When We Apologize
“Our ability to hurt each other is enormous, but nowhere is it more powerful than in families, so nowhere are apologies more frequently needed — and resisted."1
Children profit when we teach them two things: The first is saying “ouch” when we’ve been injured by their unkind words or actions (see June 2012 Family Tip of the Month). We often give our kids a pass when they demean our cooking or mock our viewpoint or deliver a hostile hand gesture. Instead of saying “Ouch, that’s really hurtful,” we show them only anger (“Don’t talk to me that way!”)

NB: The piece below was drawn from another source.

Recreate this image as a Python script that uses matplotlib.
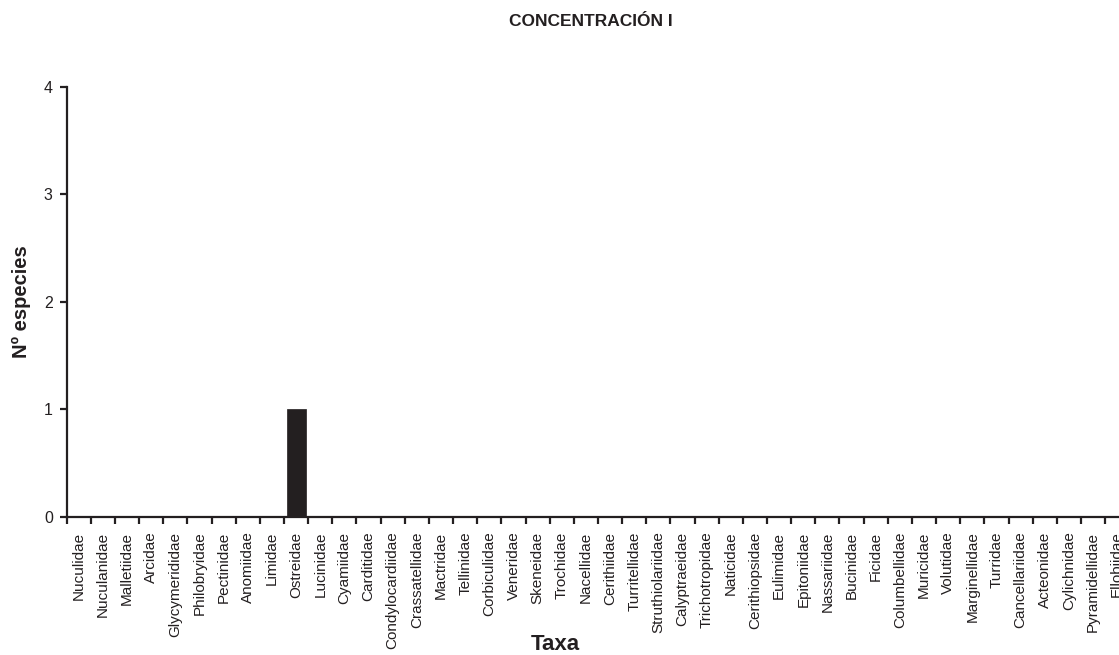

The second lesson we can teach comes from saying “I’m sorry” when we’ve hurt them. We grab a stubborn child by the arm and pull her toward the door, and when we grab too hard and she cries out, we tell her we wouldn’t have had to be so rough if she’d been obedient in the first place. We don’t apologize. At other times, we lose our patience and exclaim, “You’re such a brat!” Afterwards, we might feel some guilt about what we said, but it may not occur to us to apologize.
Both “Ouch, that’s hurtful” and “I’d like to apologize” are ways we make ourselves vulnerable — not always easy to do with our kids. To apologize — to admit that we erred — can seem like we’re giving up our power as parents, relinquishing our authority and losing our position. Some of us mistakenly regard apologizing as revealing weakness, setting ourselves up for our children to take advantage of us. Not so.
Apologizing to our kids takes courage. It’s something our children need from us in order to learn how it’s done, a skill that will serve them well for the rest of their lives. To boot, if they learn the value of an apology, maybe they’ll offer us one when we say “Ouch.” Wouldn’t that be nice?
- Tannen, Deborah. I Only Say This Because I Love You. Random House Digital, Inc. May, 2002.